Aim: Retype exactly what runs from the first line of the data to the line with "let beforeTicksX = [-150, -100, -50, 0, 50, 100, 150];", keeping both of those lines and skipping pictures.

Data segment:

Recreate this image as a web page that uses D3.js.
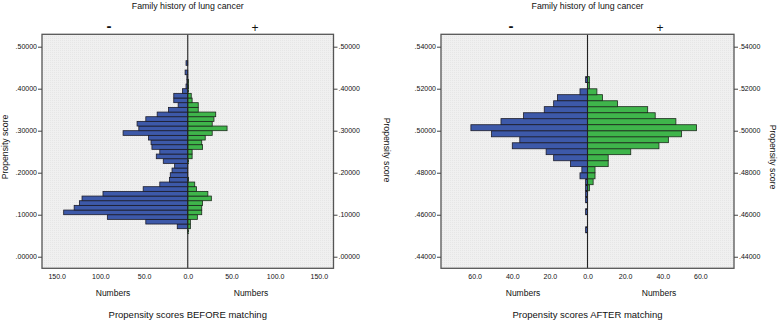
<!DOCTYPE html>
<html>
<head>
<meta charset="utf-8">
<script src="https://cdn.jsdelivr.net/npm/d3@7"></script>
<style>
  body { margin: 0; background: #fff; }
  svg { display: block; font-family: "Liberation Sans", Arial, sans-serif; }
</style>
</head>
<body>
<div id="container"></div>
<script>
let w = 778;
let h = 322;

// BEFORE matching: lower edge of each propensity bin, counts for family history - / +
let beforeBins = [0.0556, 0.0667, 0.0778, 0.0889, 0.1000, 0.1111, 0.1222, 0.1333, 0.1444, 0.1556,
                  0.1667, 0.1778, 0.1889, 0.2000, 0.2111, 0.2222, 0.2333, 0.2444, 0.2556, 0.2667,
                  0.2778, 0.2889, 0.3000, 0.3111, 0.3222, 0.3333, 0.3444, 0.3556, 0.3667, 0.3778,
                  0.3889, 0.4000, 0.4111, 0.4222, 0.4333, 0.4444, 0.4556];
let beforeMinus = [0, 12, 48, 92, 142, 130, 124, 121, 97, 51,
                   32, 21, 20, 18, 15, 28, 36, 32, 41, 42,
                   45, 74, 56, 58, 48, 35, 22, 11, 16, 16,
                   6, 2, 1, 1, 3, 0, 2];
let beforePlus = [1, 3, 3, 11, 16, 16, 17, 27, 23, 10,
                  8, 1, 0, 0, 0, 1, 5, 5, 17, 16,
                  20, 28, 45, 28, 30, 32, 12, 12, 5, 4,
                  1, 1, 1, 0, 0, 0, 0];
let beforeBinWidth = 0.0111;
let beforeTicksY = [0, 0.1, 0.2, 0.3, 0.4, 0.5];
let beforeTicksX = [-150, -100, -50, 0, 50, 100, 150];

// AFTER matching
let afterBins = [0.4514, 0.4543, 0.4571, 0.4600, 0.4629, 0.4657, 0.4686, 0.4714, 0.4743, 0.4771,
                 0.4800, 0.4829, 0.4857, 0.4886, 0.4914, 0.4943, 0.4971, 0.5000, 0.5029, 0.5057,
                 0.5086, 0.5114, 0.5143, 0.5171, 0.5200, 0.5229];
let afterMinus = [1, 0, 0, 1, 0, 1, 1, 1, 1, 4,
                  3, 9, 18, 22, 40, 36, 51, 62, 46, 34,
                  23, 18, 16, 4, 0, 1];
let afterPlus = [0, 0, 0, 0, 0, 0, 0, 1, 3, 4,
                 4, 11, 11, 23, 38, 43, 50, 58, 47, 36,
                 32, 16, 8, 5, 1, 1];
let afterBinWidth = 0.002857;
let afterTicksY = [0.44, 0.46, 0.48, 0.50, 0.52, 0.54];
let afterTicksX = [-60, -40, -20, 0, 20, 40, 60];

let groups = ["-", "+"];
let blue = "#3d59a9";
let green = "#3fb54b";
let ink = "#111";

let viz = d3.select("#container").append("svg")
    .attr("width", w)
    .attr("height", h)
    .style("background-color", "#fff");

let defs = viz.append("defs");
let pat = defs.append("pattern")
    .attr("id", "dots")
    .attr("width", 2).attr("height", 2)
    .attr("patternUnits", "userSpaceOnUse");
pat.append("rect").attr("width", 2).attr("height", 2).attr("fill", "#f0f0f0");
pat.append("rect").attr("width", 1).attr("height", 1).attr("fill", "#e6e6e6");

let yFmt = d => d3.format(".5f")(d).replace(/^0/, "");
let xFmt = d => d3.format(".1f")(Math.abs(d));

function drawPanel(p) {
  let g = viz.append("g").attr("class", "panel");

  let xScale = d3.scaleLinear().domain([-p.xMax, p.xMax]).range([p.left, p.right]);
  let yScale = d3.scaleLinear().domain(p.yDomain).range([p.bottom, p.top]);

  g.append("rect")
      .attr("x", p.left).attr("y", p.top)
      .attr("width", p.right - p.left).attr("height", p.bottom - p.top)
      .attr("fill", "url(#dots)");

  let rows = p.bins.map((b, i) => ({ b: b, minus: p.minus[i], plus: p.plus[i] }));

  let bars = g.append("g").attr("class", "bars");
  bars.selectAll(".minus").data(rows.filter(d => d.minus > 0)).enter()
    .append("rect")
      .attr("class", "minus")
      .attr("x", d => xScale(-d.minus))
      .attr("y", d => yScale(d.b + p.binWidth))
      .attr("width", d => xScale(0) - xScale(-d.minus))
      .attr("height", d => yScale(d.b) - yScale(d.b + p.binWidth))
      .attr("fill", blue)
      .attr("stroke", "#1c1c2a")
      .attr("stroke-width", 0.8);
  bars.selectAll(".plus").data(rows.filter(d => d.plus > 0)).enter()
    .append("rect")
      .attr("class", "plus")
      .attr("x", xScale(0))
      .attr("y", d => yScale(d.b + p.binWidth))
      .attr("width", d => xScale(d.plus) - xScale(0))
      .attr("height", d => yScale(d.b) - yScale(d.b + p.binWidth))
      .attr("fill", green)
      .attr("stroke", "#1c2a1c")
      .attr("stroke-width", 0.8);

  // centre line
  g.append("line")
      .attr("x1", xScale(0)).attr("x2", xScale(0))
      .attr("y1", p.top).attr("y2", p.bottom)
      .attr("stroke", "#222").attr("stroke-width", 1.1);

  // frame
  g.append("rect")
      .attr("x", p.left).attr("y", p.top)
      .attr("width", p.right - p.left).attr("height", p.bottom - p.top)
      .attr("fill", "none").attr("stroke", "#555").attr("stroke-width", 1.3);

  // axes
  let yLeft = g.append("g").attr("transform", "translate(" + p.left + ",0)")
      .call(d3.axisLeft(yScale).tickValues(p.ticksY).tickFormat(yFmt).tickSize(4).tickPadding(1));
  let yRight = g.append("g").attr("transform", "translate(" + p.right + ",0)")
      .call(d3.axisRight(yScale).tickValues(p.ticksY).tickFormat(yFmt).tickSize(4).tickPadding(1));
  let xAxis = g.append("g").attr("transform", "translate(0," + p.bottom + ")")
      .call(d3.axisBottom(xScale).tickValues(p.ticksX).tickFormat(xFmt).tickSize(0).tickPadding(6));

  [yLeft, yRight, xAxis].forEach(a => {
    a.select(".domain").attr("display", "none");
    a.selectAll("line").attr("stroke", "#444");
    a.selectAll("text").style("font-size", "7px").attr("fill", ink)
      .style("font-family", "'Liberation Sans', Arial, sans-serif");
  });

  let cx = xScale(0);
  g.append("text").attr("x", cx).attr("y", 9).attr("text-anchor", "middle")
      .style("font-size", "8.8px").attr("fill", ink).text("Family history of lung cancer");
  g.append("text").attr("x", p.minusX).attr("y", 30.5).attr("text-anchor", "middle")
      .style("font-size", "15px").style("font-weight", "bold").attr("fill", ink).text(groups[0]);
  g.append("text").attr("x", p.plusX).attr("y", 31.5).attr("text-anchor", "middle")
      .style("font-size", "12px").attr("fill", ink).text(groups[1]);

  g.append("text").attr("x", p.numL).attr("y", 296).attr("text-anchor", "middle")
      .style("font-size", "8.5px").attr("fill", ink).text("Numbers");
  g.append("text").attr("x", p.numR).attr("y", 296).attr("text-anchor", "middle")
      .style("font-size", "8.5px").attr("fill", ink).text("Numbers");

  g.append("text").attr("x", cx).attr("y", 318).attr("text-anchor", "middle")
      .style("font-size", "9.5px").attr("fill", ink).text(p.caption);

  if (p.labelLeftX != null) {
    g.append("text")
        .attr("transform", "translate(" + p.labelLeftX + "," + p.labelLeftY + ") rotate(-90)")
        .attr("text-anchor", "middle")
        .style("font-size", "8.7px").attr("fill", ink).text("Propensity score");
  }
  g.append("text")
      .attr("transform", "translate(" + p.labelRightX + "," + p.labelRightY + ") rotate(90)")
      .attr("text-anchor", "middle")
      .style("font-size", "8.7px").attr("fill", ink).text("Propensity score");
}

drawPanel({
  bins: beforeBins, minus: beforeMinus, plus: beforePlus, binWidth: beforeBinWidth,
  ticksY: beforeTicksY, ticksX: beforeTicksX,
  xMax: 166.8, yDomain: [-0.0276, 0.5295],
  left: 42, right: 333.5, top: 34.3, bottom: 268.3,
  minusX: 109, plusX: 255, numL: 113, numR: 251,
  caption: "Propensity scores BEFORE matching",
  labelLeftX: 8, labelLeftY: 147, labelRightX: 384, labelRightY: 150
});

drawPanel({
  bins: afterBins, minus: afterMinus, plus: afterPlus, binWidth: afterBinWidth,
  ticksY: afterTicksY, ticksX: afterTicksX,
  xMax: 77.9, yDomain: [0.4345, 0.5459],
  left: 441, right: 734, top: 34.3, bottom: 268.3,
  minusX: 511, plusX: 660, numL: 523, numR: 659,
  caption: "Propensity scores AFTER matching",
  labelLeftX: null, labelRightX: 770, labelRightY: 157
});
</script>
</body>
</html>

Correct output:
Recreate this image as a web page that uses D3.js.
<!DOCTYPE html>
<html>
<head>
<meta charset="utf-8">
<script src="https://cdn.jsdelivr.net/npm/d3@7"></script>
<style>
  body { margin: 0; background: #fff; }
  svg { display: block; font-family: "Liberation Sans", Arial, sans-serif; }
</style>
</head>
<body>
<div id="container"></div>
<script>
let w = 778;
let h = 322;

// BEFORE matching: lower edge of each propensity bin, counts for family history - / +
let beforeBins = [0.0556, 0.0667, 0.0778, 0.0889, 0.1000, 0.1111, 0.1222, 0.1333, 0.1444, 0.1556,
                  0.1667, 0.1778, 0.1889, 0.2000, 0.2111, 0.2222, 0.2333, 0.2444, 0.2556, 0.2667,
                  0.2778, 0.2889, 0.3000, 0.3111, 0.3222, 0.3333, 0.3444, 0.3556, 0.3667, 0.3778,
                  0.3889, 0.4000, 0.4111, 0.4222, 0.4333, 0.4444, 0.4556];
let beforeMinus = [0, 12, 48, 92, 142, 130, 124, 121, 97, 51,
                   32, 21, 20, 18, 15, 28, 36, 32, 41, 42,
                   45, 74, 56, 58, 48, 35, 22, 11, 16, 16,
                   6, 2, 1, 1, 3, 0, 2];
let beforePlus = [1, 3, 3, 11, 16, 16, 17, 27, 23, 10,
                  8, 1, 0, 0, 0, 1, 5, 5, 17, 16,
                  20, 28, 45, 28, 30, 32, 12, 12, 5, 4,
                  1, 1, 1, 0, 0, 0, 0];
let beforeBinWidth = 0.0111;
let beforeTicksY = [0, 0.1, 0.2, 0.3, 0.4, 0.5];
let beforeTicksX = [-150, -100, -50, 0, 50, 100, 150];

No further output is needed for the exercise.